Rice was supposed to be the one to get Junior to see reality. But it seems she’s sized him up a tad better then the Wise Old Men of Washington. He’s going to do what he damn well pleases, and throughout his life everyone who has ever known him knows this one fact above all else: you’re either with him or against him. Loyalty to junior doesn’t mean you tell him what he doesn’t want to hear when he needs to hear it anyway. It means you flatter him, agree with everything he says and does, and most of all, take the blame for him when he makes a mess of things. Rice probably figured, correctly, that siding with the Wise Old Men of Washington now would incure junior’s wrath. Junior does not tolerate disloyalty.

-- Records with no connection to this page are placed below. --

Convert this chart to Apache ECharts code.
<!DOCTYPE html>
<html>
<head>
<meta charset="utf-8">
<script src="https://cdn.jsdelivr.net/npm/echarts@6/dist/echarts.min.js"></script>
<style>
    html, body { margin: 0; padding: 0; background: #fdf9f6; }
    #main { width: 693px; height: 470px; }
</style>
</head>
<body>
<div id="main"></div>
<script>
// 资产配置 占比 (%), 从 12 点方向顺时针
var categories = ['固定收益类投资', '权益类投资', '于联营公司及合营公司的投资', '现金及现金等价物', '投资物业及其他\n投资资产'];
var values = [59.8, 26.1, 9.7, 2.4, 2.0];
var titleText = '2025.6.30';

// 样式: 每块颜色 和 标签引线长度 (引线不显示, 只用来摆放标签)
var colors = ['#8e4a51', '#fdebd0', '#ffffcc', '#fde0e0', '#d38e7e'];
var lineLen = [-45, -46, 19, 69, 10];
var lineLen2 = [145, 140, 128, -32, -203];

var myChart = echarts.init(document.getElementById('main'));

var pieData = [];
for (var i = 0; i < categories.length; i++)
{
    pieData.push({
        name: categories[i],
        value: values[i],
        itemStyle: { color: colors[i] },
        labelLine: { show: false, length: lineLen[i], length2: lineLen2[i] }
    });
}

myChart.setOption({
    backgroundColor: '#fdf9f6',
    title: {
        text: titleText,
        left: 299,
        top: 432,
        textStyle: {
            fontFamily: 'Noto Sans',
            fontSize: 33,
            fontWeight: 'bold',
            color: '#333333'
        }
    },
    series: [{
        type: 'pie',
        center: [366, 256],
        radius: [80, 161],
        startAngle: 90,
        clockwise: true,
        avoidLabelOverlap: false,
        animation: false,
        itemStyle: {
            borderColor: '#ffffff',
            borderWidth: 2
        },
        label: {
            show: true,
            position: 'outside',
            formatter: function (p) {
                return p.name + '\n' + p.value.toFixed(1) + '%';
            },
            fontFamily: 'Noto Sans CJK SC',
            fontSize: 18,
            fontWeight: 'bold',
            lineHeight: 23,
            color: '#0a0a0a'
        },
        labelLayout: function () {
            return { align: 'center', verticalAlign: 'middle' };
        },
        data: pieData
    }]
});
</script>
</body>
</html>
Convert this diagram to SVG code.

Rice, who had fallen into radio silence, canceling a scheduled speech on "transformational diplomacy," finally intervened. When the U.S. military commanders in Iraq and U.S. ambassador Zalmay Khalilzad protested against a rush by the Iraqi government to hang Saddam Hussein, Rice overrode their objections and gave the signal to Iraqi Prime Minister Nouri al-Maliki to proceed.

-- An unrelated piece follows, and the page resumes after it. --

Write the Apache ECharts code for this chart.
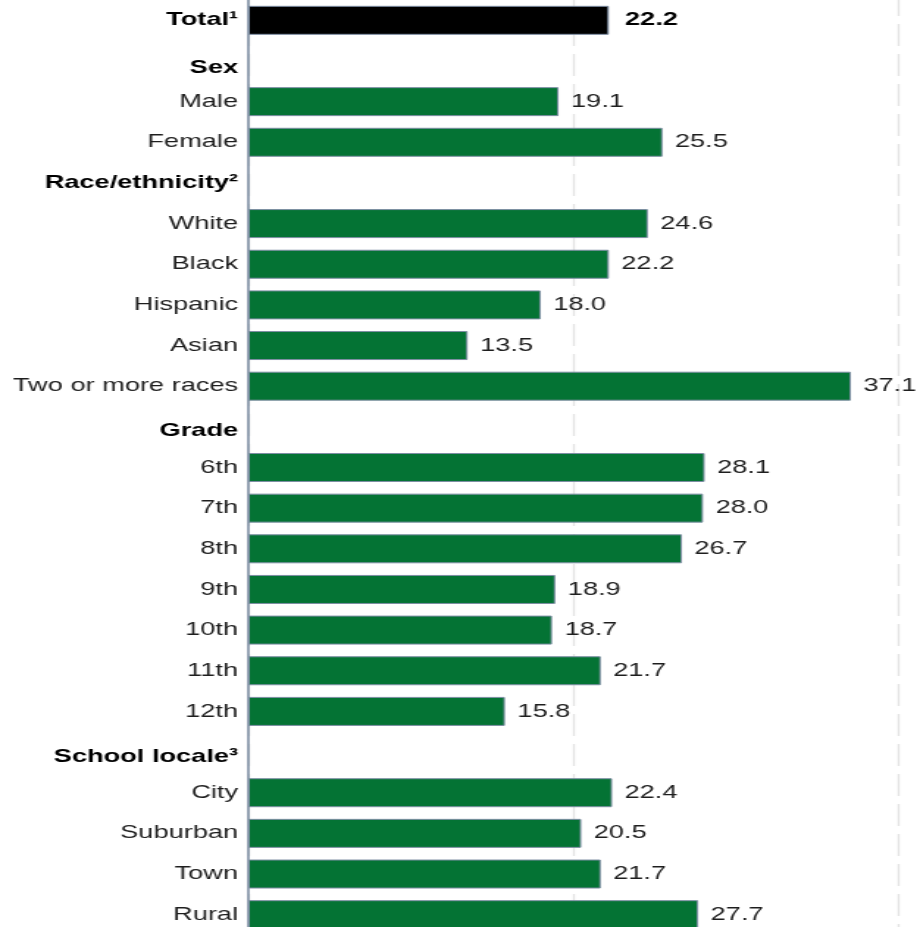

Maliki’s management and subsequent defense of the gruesome circus surrounding Saddam’s execution disabused any illusion that he could act in the larger Iraqi national interest rather than as a political representative of Shiite sectarianism. He is to his marrow a creature of the Dawa Party, founded by Muqtada al-Sadr’s father, and his alliance with al-Sadr. While the intent of the surge is to revitalize the Maliki government, that government cannot and does not wish to be reformed. The problem is not merely that Maliki is a weak political leader, or that his political coalition wouldn’t permit it, or that his Iranian sponsors wouldn’t allow repudiation — all of which are indisputably true. The irreducible reason is that Maliki exists only to achieve Shiite control, and if he did not he would not exist. There is no other Maliki. Nor can Bush invent one.
But none of this matters. What an escalation will do is give junior time to do what he has done all throughout his life, pass the problem onto someone else. First there will be his troop buildup. Then it has to be given time to work. And by the time it’s staringly obvious to even a brick that it isn’t working, the next election cycle will be upon us. Bush can claim that he’s left a structure in place that will lead to success in Iraq and bring peace to the middle east…if only the new administration follows it. And then he’s out the door, and shed of the consequences. The blame for loosing Iraq will belong to the next administration, to someone else. At least, he can always say so. And so can his loyal base. Someone else is always to blame. But that’s not what you should be paying attention to…
The Wise Old Men of Washington…the power brokers…the insiders…and their ass kissing media sycophants…the ones who cherry picked him to be the republican nominee in 2000. The ones who figured he’d be their boy, appeal to the base, and usher in a permanent republican majority. They thought he would take the escape hatch they built for him. They thought he would take the chance they offered him to withdraw and save face. They thought he would listen to them. They really thought he would listen to them.